Aperture Labs is a testing facility designed to assess human intelligence. Like “Jurassic Park,” it is a funhouse mirror of the human drive for scientific process in the service of profit—with no moral restraints. While Portal creates this world with a minimal storyline, Portal 2 expands the world and its characters, further developing its satire of private science corporations. Both games offer entertaining puzzles and a great sense of humor, and they have earned their place as classics in their medium.
Outer Wilds (2019): In the tradition of other great works of cosmic science fiction like “Contact” and “Interstellar,” Outer Wilds uses outer space to explore both theoretical physics and metaphysics.

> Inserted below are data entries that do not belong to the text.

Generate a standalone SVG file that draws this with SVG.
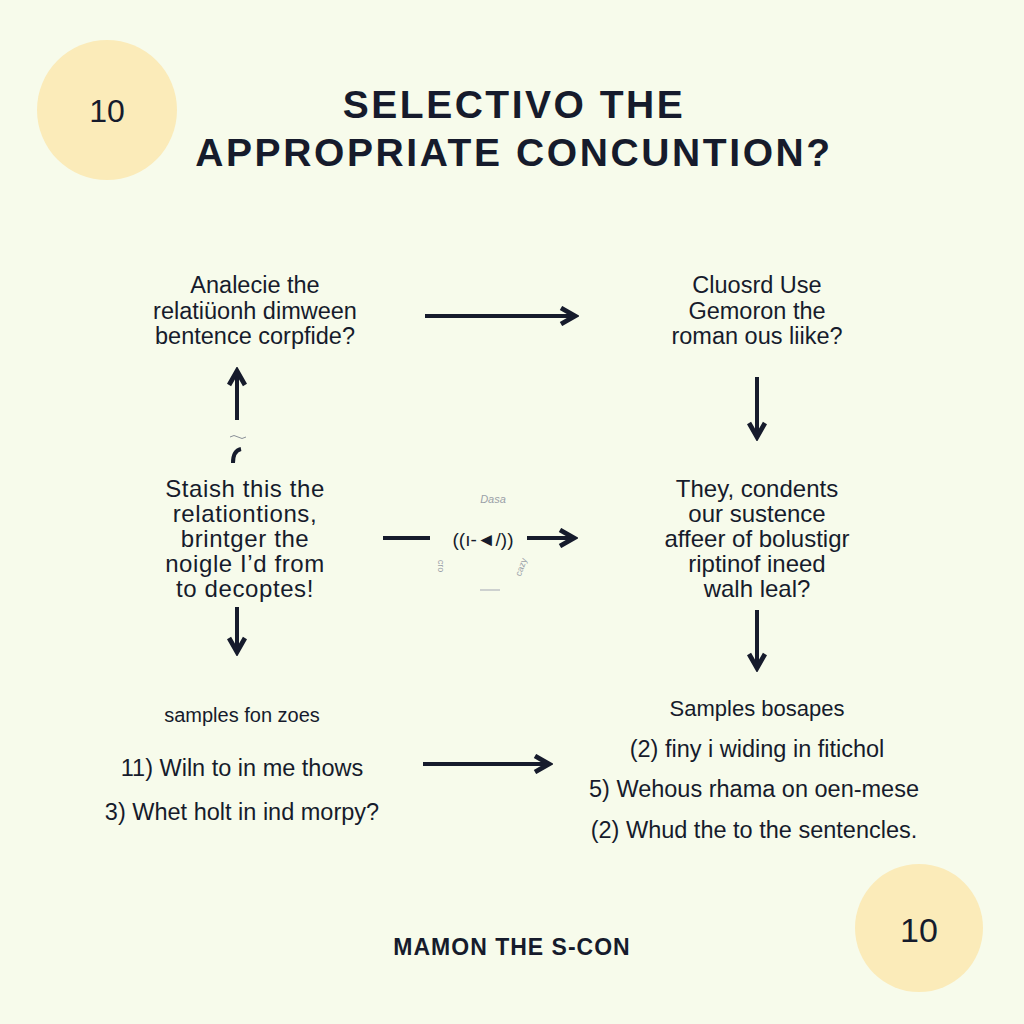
<svg xmlns="http://www.w3.org/2000/svg" width="1024" height="1024" viewBox="0 0 1024 1024">
<style>
.t{font-family:"Liberation Sans",Arial,sans-serif;font-size:23.5px;fill:#161b2c;text-anchor:middle}
.h{font-family:"Liberation Sans",Arial,sans-serif;font-weight:bold;fill:#161b2c;text-anchor:middle}
.c{stroke:#161b2c;stroke-width:4;fill:none}
.f{font-family:"Liberation Sans",Arial,sans-serif;fill:#9aa0a8;text-anchor:middle}
</style>
<defs>
<marker id="ah" viewBox="0 0 10 10" refX="8" refY="5" markerWidth="5" markerHeight="5" orient="auto" markerUnits="strokeWidth">
<path d="M1,1 L8,5 L1,9" fill="none" stroke="#161b2c" stroke-width="2.4" stroke-linejoin="miter"/>
</marker>
</defs>
<rect width="1024" height="1024" fill="#f7fbeb"/>
<g id="badge-top">
<circle cx="107" cy="110" r="70" fill="#fbebb9"/>
<text class="t" x="107" y="122" style="font-size:32px">10</text>
</g>
<g id="title">
<text class="h" x="514" y="118" style="font-size:39px;letter-spacing:2.5px">SELECTIVO THE</text>
<text class="h" x="514" y="166" style="font-size:39px;letter-spacing:2.6px">APPROPRIATE CONCUNTION?</text>
</g>
<g id="n1">
<text class="t" x="255" y="293">Analecie the</text>
<text class="t" x="255" y="319">relatiüonh dimween</text>
<text class="t" x="255" y="344">bentence corpfide?</text>
</g>
<g id="n2">
<text class="t" x="757" y="293">Cluosrd Use</text>
<text class="t" x="757" y="319">Gemoron the</text>
<text class="t" x="757" y="344">roman ous liike?</text>
</g>
<g id="n3" style="letter-spacing:0.6px">
<text class="t" x="245" y="497" style="font-size:24px">Staish this the</text>
<text class="t" x="245" y="522" style="font-size:24px">relationtions,</text>
<text class="t" x="245" y="547" style="font-size:24px">brintger the</text>
<text class="t" x="245" y="572" style="font-size:24px">noigle I’d from</text>
<text class="t" x="245" y="597" style="font-size:24px">to decoptes!</text>
</g>
<g id="n4">
<text class="t" x="757" y="497" style="font-size:24px">They, condents</text>
<text class="t" x="757" y="522" style="font-size:24px">our sustence</text>
<text class="t" x="757" y="547" style="font-size:24px">affeer of bolustigr</text>
<text class="t" x="757" y="572" style="font-size:24px">riptinof ineed</text>
<text class="t" x="757" y="597" style="font-size:24px">walh leal?</text>
</g>
<g id="n5">
<text class="t" x="242" y="722" style="font-size:20px">samples fon zoes</text>
<text class="t" x="242" y="776">11) Wiln to in me thows</text>
<text class="t" x="242" y="820">3) Whet holt in ind morpy?</text>
</g>
<g id="n6">
<text class="t" x="757" y="716" style="font-size:22px">Samples bosapes</text>
<text class="t" x="757" y="757">(2) finy i widing in fitichol</text>
<text class="t" x="754" y="797">5) Wehous rhama on oen-mese</text>
<text class="t" x="754" y="838">(2) Whud the to the sentencles.</text>
</g>
<g id="mid">
<text class="t" x="483" y="546" style="font-size:19px">((ı-◄/))</text>
<text class="f" x="493" y="503" style="font-size:11px;font-style:italic">Dasa</text>
<line x1="480" y1="590" x2="500" y2="590" stroke="#b0b6bc" stroke-width="1.2"/>
<text class="f" x="438" y="566" style="font-size:9px" transform="rotate(90 438 566)">cro</text>
<text class="f" x="524" y="568" style="font-size:9px" transform="rotate(-70 524 568)">cazy</text>
</g>
<g id="connectors">
<line class="c" x1="425" y1="316" x2="575" y2="316" marker-end="url(#ah)"/>
<line class="c" x1="757" y1="377" x2="757" y2="437" marker-end="url(#ah)"/>
<line class="c" x1="237" y1="420" x2="237" y2="371" marker-end="url(#ah)"/>
<path d="M233,463 C233,455 236,450 241,449" class="c" stroke-width="3"/>
<path d="M230,437 q4,-3 8,0 q4,3 8,0" fill="none" stroke="#8a9098" stroke-width="1"/>
<line class="c" x1="237" y1="607" x2="237" y2="652" marker-end="url(#ah)"/>
<line class="c" x1="383" y1="538" x2="430" y2="538"/>
<line class="c" x1="527" y1="538" x2="574" y2="538" marker-end="url(#ah)"/>
<line class="c" x1="757" y1="610" x2="757" y2="668" marker-end="url(#ah)"/>
<line class="c" x1="423" y1="764" x2="549" y2="764" marker-end="url(#ah)"/>
</g>
<g id="footer">
<text class="h" x="512" y="955" style="font-size:23px;letter-spacing:1px">MAMON THE S-CON</text>
</g>
<g id="badge-bottom">
<circle cx="919" cy="928" r="64" fill="#fbebb9"/>
<text class="t" x="919" y="942" style="font-size:34px">10</text>
</g>
</svg>
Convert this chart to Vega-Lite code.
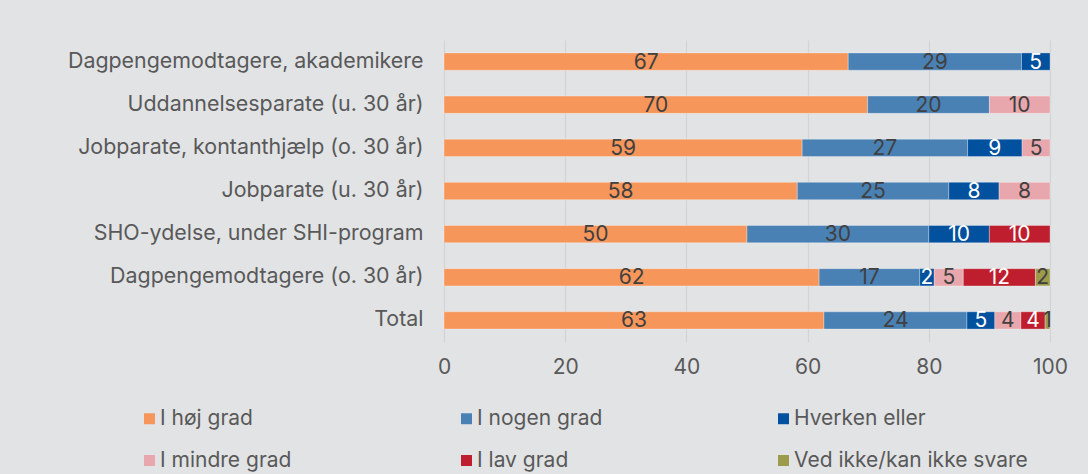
{
  "$schema": "https://vega.github.io/schema/vega-lite/v6.json",
  "width": 606,
  "height": 302,
  "autosize": {"type": "none"},
  "padding": {"left": 444, "top": 40, "right": 38, "bottom": 132},
  "background": "#E2E3E5",
  "config": {
    "view": {"stroke": null},
    "font": "Inter",
    "axis": {"labelFont": "Inter", "labelColor": "#595959"},
    "legend": {"labelFont": "Inter", "labelColor": "#595959"}
  },
  "data": {
    "values": [
      {"cat": "Dagpengemodtagere, akademikere", "resp": "I høj grad", "o": 1, "value": 66.7},
      {"cat": "Dagpengemodtagere, akademikere", "resp": "I nogen grad", "o": 2, "value": 28.6},
      {"cat": "Dagpengemodtagere, akademikere", "resp": "Hverken eller", "o": 3, "value": 4.7},
      {"cat": "Uddannelsesparate (u. 30 år)", "resp": "I høj grad", "o": 1, "value": 69.9},
      {"cat": "Uddannelsesparate (u. 30 år)", "resp": "I nogen grad", "o": 2, "value": 20.1},
      {"cat": "Uddannelsesparate (u. 30 år)", "resp": "I mindre grad", "o": 4, "value": 10.0},
      {"cat": "Jobparate, kontanthjælp (o. 30 år)", "resp": "I høj grad", "o": 1, "value": 59.1},
      {"cat": "Jobparate, kontanthjælp (o. 30 år)", "resp": "I nogen grad", "o": 2, "value": 27.3},
      {"cat": "Jobparate, kontanthjælp (o. 30 år)", "resp": "Hverken eller", "o": 3, "value": 9.0},
      {"cat": "Jobparate, kontanthjælp (o. 30 år)", "resp": "I mindre grad", "o": 4, "value": 4.6},
      {"cat": "Jobparate (u. 30 år)", "resp": "I høj grad", "o": 1, "value": 58.3},
      {"cat": "Jobparate (u. 30 år)", "resp": "I nogen grad", "o": 2, "value": 25.0},
      {"cat": "Jobparate (u. 30 år)", "resp": "Hverken eller", "o": 3, "value": 8.3},
      {"cat": "Jobparate (u. 30 år)", "resp": "I mindre grad", "o": 4, "value": 8.4},
      {"cat": "SHO-ydelse, under SHI-program", "resp": "I høj grad", "o": 1, "value": 50.0},
      {"cat": "SHO-ydelse, under SHI-program", "resp": "I nogen grad", "o": 2, "value": 30.0},
      {"cat": "SHO-ydelse, under SHI-program", "resp": "Hverken eller", "o": 3, "value": 10.0},
      {"cat": "SHO-ydelse, under SHI-program", "resp": "I lav grad", "o": 5, "value": 10.0},
      {"cat": "Dagpengemodtagere (o. 30 år)", "resp": "I høj grad", "o": 1, "value": 61.9},
      {"cat": "Dagpengemodtagere (o. 30 år)", "resp": "I nogen grad", "o": 2, "value": 16.6},
      {"cat": "Dagpengemodtagere (o. 30 år)", "resp": "Hverken eller", "o": 3, "value": 2.4},
      {"cat": "Dagpengemodtagere (o. 30 år)", "resp": "I mindre grad", "o": 4, "value": 4.8},
      {"cat": "Dagpengemodtagere (o. 30 år)", "resp": "I lav grad", "o": 5, "value": 11.9},
      {"cat": "Dagpengemodtagere (o. 30 år)", "resp": "Ved ikke/kan ikke svare", "o": 6, "value": 2.4},
      {"cat": "Total", "resp": "I høj grad", "o": 1, "value": 62.7},
      {"cat": "Total", "resp": "I nogen grad", "o": 2, "value": 23.6},
      {"cat": "Total", "resp": "Hverken eller", "o": 3, "value": 4.6},
      {"cat": "Total", "resp": "I mindre grad", "o": 4, "value": 4.3},
      {"cat": "Total", "resp": "I lav grad", "o": 5, "value": 4.0},
      {"cat": "Total", "resp": "Ved ikke/kan ikke svare", "o": 6, "value": 0.8}
    ]
  },
  "transform": [
    {"stack": "value", "groupby": ["cat"], "sort": [{"field": "o", "order": "ascending"}], "as": ["v0", "v1"]}
  ],
  "encoding": {
    "y": {
      "field": "cat",
      "type": "nominal",
      "sort": null,
      "title": null,
      "scale": {"paddingInner": 0.6, "paddingOuter": 0.3},
      "axis": {"domain": false, "ticks": false, "labelFontSize": 21.4, "labelPadding": 21, "labelLimit": 450}
    }
  },
  "layer": [
    {
      "mark": {"type": "bar", "stroke": "#FFFFFF", "strokeWidth": 0.5, "strokeOpacity": 0.6},
      "encoding": {
        "x": {
          "field": "v0",
          "type": "quantitative",
          "scale": {"domain": [0, 100], "nice": false},
          "title": null,
          "axis": {"values": [0, 20, 40, 60, 80, 100], "domain": false, "ticks": false, "labelFlush": false, "labelFontSize": 21, "labelPadding": 14, "gridColor": "#D3D4D6", "gridWidth": 1.2}
        },
        "x2": {"field": "v1"},
        "color": {
          "field": "resp",
          "type": "nominal",
          "sort": ["I høj grad", "I nogen grad", "Hverken eller", "I mindre grad", "I lav grad", "Ved ikke/kan ikke svare"],
          "scale": {
            "domain": ["I høj grad", "I nogen grad", "Hverken eller", "I mindre grad", "I lav grad", "Ved ikke/kan ikke svare"],
            "range": ["#F7965A", "#4A81B5", "#02519E", "#E8A7AD", "#BF1E2E", "#9C9B4C"]
          },
          "legend": {
            "title": null,
            "orient": "none",
            "legendX": -305,
            "legendY": 368,
            "direction": "horizontal",
            "columns": 3,
            "gridAlign": "all",
            "columnPadding": 62,
            "rowPadding": 20,
            "symbolType": "square",
            "symbolSize": 120,
            "symbolStrokeWidth": 0,
            "labelFontSize": 21,
            "labelOffset": 0,
            "labelLimit": 300
          }
        }
      }
    },
    {
      "mark": {
        "type": "text",
        "fontSize": 21,
        "baseline": "middle",
        "align": "center",
        "dy": 1,
        "dx": {"expr": "(scale('x', datum.v1) - scale('x', datum.v0)) / 2"}
      },
      "encoding": {
        "x": {"field": "v0", "type": "quantitative"},
        "text": {"field": "value", "type": "quantitative", "format": ".0f"},
        "color": {
          "condition": {"test": "datum.resp === 'Hverken eller' || datum.resp === 'I lav grad'", "value": "#FFFFFF"},
          "value": "#404040"
        }
      }
    }
  ]
}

In a completely open world that is up to the player to chart, Outer Wilds provides both thrilling and peaceful moments, making the player feel like an astronaut more naturally than any other game I have played. Employing simulated quantum mechanics and space-time paradoxes to produce mind-bending puzzles, visuals and philosophical questions, Outer Wilds pushes the frontier of what a video game engine can accomplish.

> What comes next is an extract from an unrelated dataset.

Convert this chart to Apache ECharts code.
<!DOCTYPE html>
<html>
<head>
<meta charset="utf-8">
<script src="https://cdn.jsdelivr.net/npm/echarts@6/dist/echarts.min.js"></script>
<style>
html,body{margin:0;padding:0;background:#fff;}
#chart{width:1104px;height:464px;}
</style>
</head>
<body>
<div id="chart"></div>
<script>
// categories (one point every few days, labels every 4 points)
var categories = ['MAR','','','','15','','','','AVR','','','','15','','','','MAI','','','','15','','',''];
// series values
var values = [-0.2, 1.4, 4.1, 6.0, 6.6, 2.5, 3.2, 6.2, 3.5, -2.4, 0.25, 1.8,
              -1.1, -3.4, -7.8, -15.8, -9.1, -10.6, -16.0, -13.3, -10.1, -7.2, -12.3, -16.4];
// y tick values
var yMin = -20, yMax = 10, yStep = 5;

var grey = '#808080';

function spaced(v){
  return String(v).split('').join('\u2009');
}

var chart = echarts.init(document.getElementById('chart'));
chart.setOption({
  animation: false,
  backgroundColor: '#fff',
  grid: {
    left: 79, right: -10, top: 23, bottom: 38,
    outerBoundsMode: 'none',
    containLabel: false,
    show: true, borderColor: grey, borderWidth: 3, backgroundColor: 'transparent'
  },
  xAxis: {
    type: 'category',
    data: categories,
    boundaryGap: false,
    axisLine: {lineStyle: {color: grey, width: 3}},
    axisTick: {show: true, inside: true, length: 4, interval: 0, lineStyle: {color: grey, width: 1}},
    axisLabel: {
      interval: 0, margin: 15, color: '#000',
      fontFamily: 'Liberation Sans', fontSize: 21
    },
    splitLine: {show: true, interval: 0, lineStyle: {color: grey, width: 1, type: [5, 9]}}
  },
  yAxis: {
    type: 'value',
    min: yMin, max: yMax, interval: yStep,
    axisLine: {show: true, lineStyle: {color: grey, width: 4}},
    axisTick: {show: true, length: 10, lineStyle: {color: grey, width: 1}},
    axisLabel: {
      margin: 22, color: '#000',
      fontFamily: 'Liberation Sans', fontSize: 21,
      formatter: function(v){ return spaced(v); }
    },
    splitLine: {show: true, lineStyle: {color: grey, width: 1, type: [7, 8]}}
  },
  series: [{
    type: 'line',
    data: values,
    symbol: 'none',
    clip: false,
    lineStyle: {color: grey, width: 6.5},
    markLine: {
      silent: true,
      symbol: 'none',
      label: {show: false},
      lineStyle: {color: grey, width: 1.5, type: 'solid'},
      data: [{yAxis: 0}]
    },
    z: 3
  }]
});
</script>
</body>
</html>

Outer Wilds uses outer space to explore both theoretical physics and metaphysics.
I recommend not looking up the plot of the game beforehand, because so much of the joy of the game comes from the act of discovery. Each planet in this dazzling solar system is a feat of the developers’ imagination, with unique treasures and dangers that must be discovered firsthand. Outer Wilds does not hold your hand, but learning its rules never feels like a grind.
If the exploration and puzzles ever feel like too much, you can always take a break. Sit around the campfire on Brittle Hollow, one of the solar system’s planets, and roast marshmallows while your fellow explorer plays guitar, or simply float in space looking out at the swirling celestial bodies until you are ready to adventure again.
These games are just a few of many that defy the stereotype that video games are violent, mind-numbing exercises in wasting time. They are examples of a medium that has developed steadily over time and promises to continue to offer intelligent, emotionally resonant works of art.